There are over 60 species of eagles, most of which are found in Eurasia and Africa. The bald and golden eagles are the only two eagles usually in North America, although the Steller's sea eagle and white-tailed eagle find their way to North America from Eurasia by following the Aleutian Islands to Alaska, where they sometimes nest. There are nine species of eagles in Central and South America, and three in Australia. Eagles are large birds of prey, larger than most other raptors besides some vultures. They also are known for their acute eyesight, which helps them spot prey. The type of prey they eat depends on the group they are in. There are four groups: snake eagles mainly hunt reptiles, fish eagles largely live on a fish diet, harpy eagles are large eagles that inhabit tropical forests, and booted eagles are also called "true eagles" and have feather covered legs. Throughout history eagles have appeared in mythology and heraldry. Besides the bald eagle being associated with the United States, eagles are on the coat of arms of Germany and Egypt, as well as Albania's flag and coat of arms.

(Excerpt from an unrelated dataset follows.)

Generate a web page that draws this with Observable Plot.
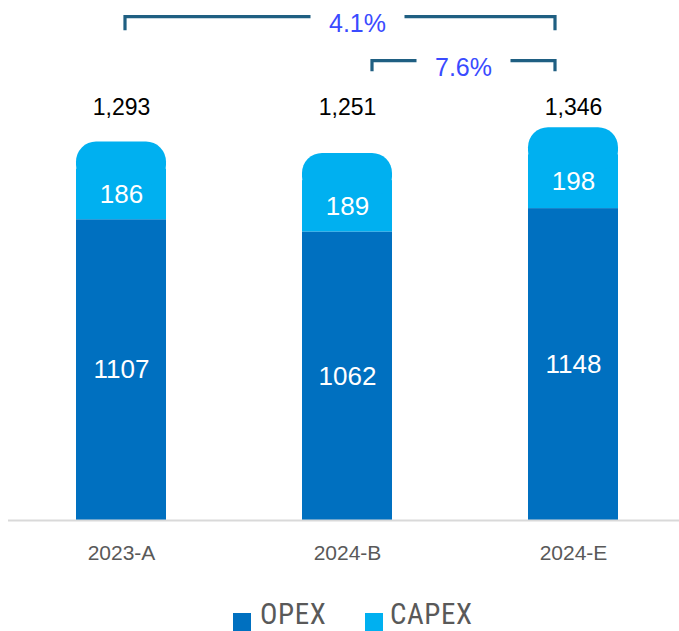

How to Observe Save the Eagles Day

If you live near eagles, work to protect their habitat, but also make sure to keep a safe distance from their nests. You could donate to a wildlife sanctuary or encourage government officials to strengthen the environmental protection of waterways. You could also plant trees in your yard or in parks, so that eagles have more places to land. You can spend the day learning more about eagles, or about popular eagles in history such as Old Abe. Why not also spend the day listening to songs that reference eagles, such as Steve Miller's "Fly Like an Eagle," or to The Eagles?